Franklin had recently adverted to this in a letter to Lord Howe. “Your lordship may possibly remember the tears of joy that wet my cheek, when, at your good sister’s in London, you gave me expectations that a reconciliation might soon take place. I had the misfortune to find those expectations disappointed.
* * * * *
“The well-founded esteem, and, permit me to say, affection, which I shall always have for your lordship, makes it painful for me to see you engaged in conducting a war, the great ground of which, as expressed in your letter, is ’the necessity of preventing the American trade from passing into foreign channels.’ * * * I know your great motive in coming hither, was the hope of being instrumental in a reconciliation; and I believe that when you find _that_ impossible on any terms given to you to propose, you will relinquish so odious a command, and return to a more honorable private station.”
“I can have no difficulty to acknowledge,” replied Lord Howe, “that the powers I am invested with were never calculated to negotiate a reunion with America, under any other description than as subject to the crown of Great Britain. But I do esteem these powers competent, not only to confer and negotiate with any gentlemen of influence in the colonies upon the terms, but also to effect a lasting peace and reunion between the two countries, were the tempers of the colonies such as professed in the last petition of Congress to the king.”[107]

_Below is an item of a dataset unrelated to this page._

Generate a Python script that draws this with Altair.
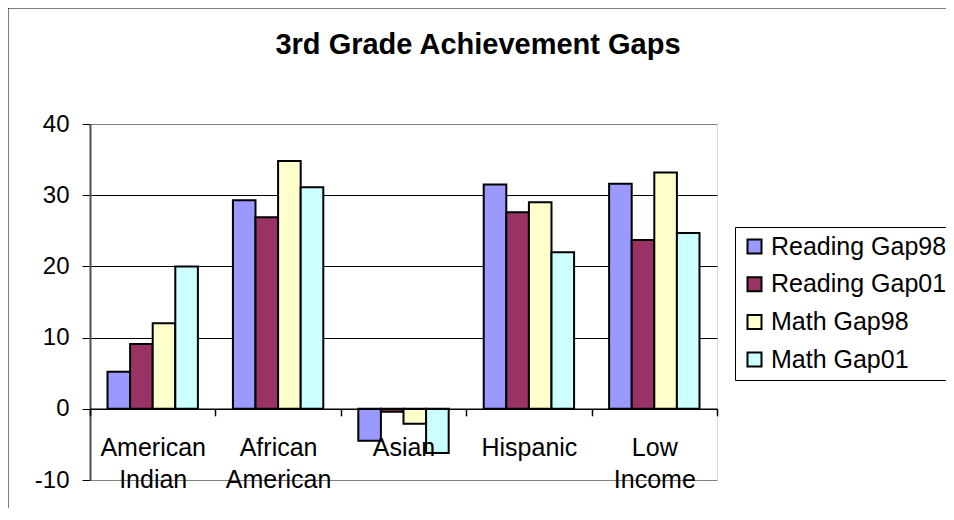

A hope of the kind lingered in the breast of his lordship when he sought the proposed conference. It was to take place on the 11th, at a house on Staten Island, opposite to Amboy; at which latter place the veteran Mercer was stationed with his flying camp. At Amboy, the committee found Lord Howe’s barge waiting to receive them; with a British officer of rank, who was to remain within the American lines during their absence, as a hostage. This guarantee of safety was promptly declined, and the parties crossed together to Staten Island. The admiral met them on their landing, and conducted them through his guards to his house.
On opening the conference, his lordship again intimated that he could not treat with them as a committee of Congress, but only confer with them as private gentlemen of influence in the colonies, on the means of restoring peace between the two countries.
The commissioners replied that, as their business was to hear, he might consider them in what light he pleased; but that they should consider themselves in no other character than that in which they were placed by order of Congress.
Lord Howe then entered into a discourse of considerable length, but made no explicit proposition of peace, nor promise of redress of grievances, excepting on condition that the colonies should return to their allegiance.
This, the commissioners replied, was not now to be expected. Their repeated humble petitions to the king and parliament having been treated with contempt, and answered by additional injuries, and war having been declared against them, the colonies had declared their independence, and it was not in the power of Congress to agree for them that they should return to their former dependent state.[108]
His lordship expressed his sorrow that no accommodation was likely to take place; and, on breaking up the conference, assured his old friend, Dr. Franklin, that he should suffer great pain in being obliged to distress those for whom he had so much regard.
“I feel thankful to your lordship for your regard,” replied Franklin good-humoredly; “the Americans, on their part, will endeavor to lessen the pain you may feel, by taking good care of themselves.”
The result of this conference had a beneficial effect. It showed that his lordship had no power but what was given by the act of Parliament; and put an end to the popular notion that he was vested with secret powers to negotiate an adjustment of grievances.